Normal wear and tear — the natural deterioration that occurs with ordinary use — cannot be deducted from a security deposit in any state. Landlords can deduct for: damage beyond normal wear and tear (large holes in walls, broken fixtures, stained carpet from pets or spills), unpaid rent, and in some states, cleaning costs if the tenant left the unit substantially dirtier than it was received.
Return Deadlines
Return deadlines are strictly enforced and vary by state. California requires return (or itemized deduction statement) within 21 days of move-out. Texas requires 30 days. New York requires 14 days for lease agreements that specifically state the landlord will provide an itemized statement; otherwise 30 days is the standard. Florida requires 15–60 days depending on whether deductions are being claimed. Illinois requires 30 days in general and 14 days if no deductions are taken.

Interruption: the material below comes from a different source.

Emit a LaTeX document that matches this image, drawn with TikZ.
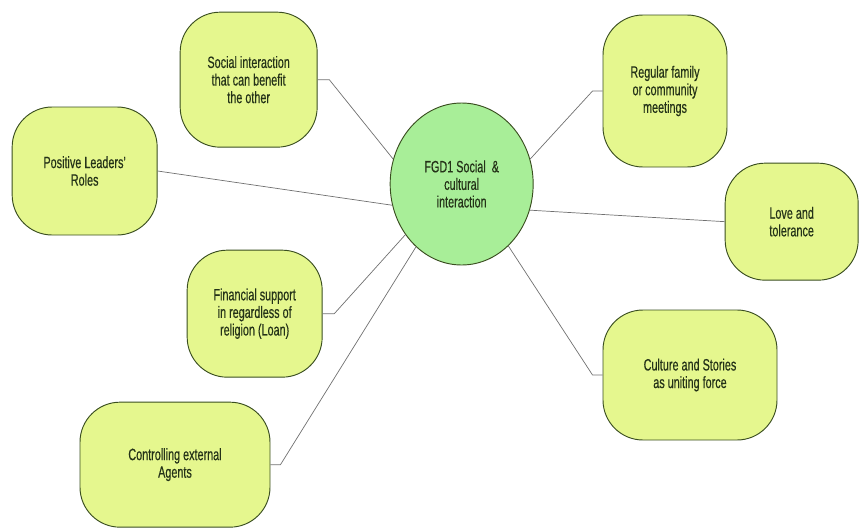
\documentclass[tikz,border=0pt]{standalone}
\usepackage{fontspec}
\setmainfont[FakeStretch=0.66,FakeBold=0.4]{Liberation Sans}
\usepackage{tikz}
\usetikzlibrary{shapes.geometric}
\definecolor{boxfill}{RGB}{229,247,142}
\definecolor{hubfill}{RGB}{168,238,152}
\definecolor{boxline}{RGB}{58,78,32}
\definecolor{textcol}{RGB}{36,50,24}
\definecolor{linkcol}{RGB}{112,112,112}
\tikzset{
  mapfig/.style={
    every node/.style={font=\fontsize{14}{15}\selectfont,align=center,text=textcol}},
  ideanode/.style={draw=boxline,line width=0.8pt,fill=boxfill,rounded corners=1.2cm},
  hubnode/.style={draw=boxline,line width=0.8pt,fill=hubfill,ellipse,inner sep=0pt},
  link/.style={draw=linkcol,line width=0.6pt},
}
\begin{document}
\begin{tikzpicture}[mapfig]
    \useasboundingbox (0,0) rectangle (25.77,-15.84);
    \node[hubnode,minimum width=4.29cm,minimum height=4.86cm] (fgd) at (13.85,-5.52)
      {FGD1 Social \ \&\\cultural\\interaction};

    \node[ideanode,minimum width=4.11cm,minimum height=4.05cm] (benefit) at (7.46,-2.39)
      {Social interaction\\that can benefit\\the other};
    \node[ideanode,minimum width=4.35cm,minimum height=3.84cm] (leaders) at (2.54,-5.13)
      {Positive Leaders'\\Roles};
    \node[ideanode,minimum width=4.05cm,minimum height=3.81cm] (loan) at (7.64,-9.41)
      {Financial support\\in regardless of\\religion (Loan)};
    \node[ideanode,minimum width=5.7cm,minimum height=3.75cm] (agents) at (5.25,-13.94)
      {Controlling external\\Agents};
    \node[ideanode,minimum width=3.72cm,minimum height=4.56cm] (meetings) at (19.95,-2.73)
      {Regular family\\or community\\meetings};
    \node[ideanode,minimum width=3.99cm,minimum height=3.51cm] (love) at (23.75,-6.65)
      {Love and\\tolerance};
    \node[ideanode,minimum width=5.22cm,minimum height=3.9cm] (stories) at (20.7,-11.25)
      {Culture and Stories\\as uniting force};

    \draw[link] (benefit.east) -- ++(0.35,0) -- (fgd.160);
    \draw[link] (leaders.east) -- (fgd.197);
    \draw[link] (loan.east) -- ++(0.35,0) -- (fgd.222);
    \draw[link] (agents.east) -- ++(0.3,0) -- (fgd.234);
    \draw[link] (meetings.west) -- ++(-0.3,0) -- (fgd.20);
    \draw[link] (love.west) -- (fgd.-21);
    \draw[link] (stories.west) -- ++(-0.3,0) -- (fgd.-53);
\end{tikzpicture}
\end{document}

Missing the deadline is one of the most costly mistakes a landlord can make. In California, a landlord who fails to return the deposit within 21 days forfeits the right to make any deductions at all. In many states, missing the deadline makes the landlord liable for the full deposit plus additional damages.

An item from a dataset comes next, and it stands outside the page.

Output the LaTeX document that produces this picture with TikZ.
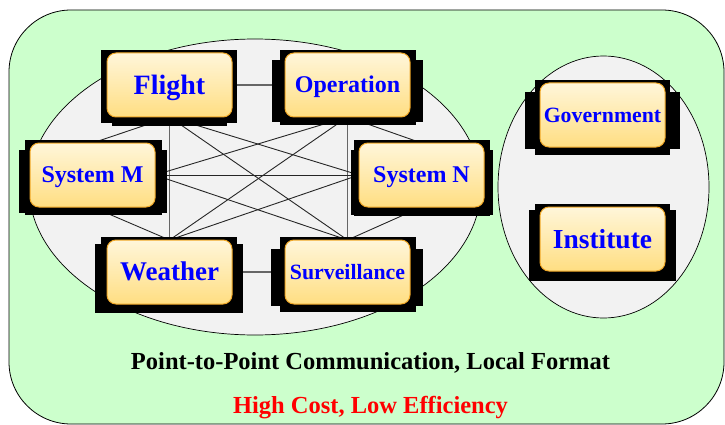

Penalties for Non-Compliance
States take security deposit violations seriously. California: landlord liable for twice the deposit as a penalty, plus actual damages and attorney's fees if the court finds the withholding was in bad faith. New York: landlord forfeits the right to withhold any amount and must return the full deposit. Texas: landlord may not retain any portion of the deposit and is liable for $100 statutory penalty plus three times the improperly withheld amount plus attorney's fees. Massachusetts: landlord liable for three times the improperly withheld amount plus interest and attorney's fees.
The practical takeaway: security deposit compliance is not optional, and the penalty for getting it wrong usually far exceeds whatever the landlord was trying to withhold. A well-drafted residential lease agreement that clearly describes the security deposit, its amount, and the conditions for return is the starting point for managing this properly.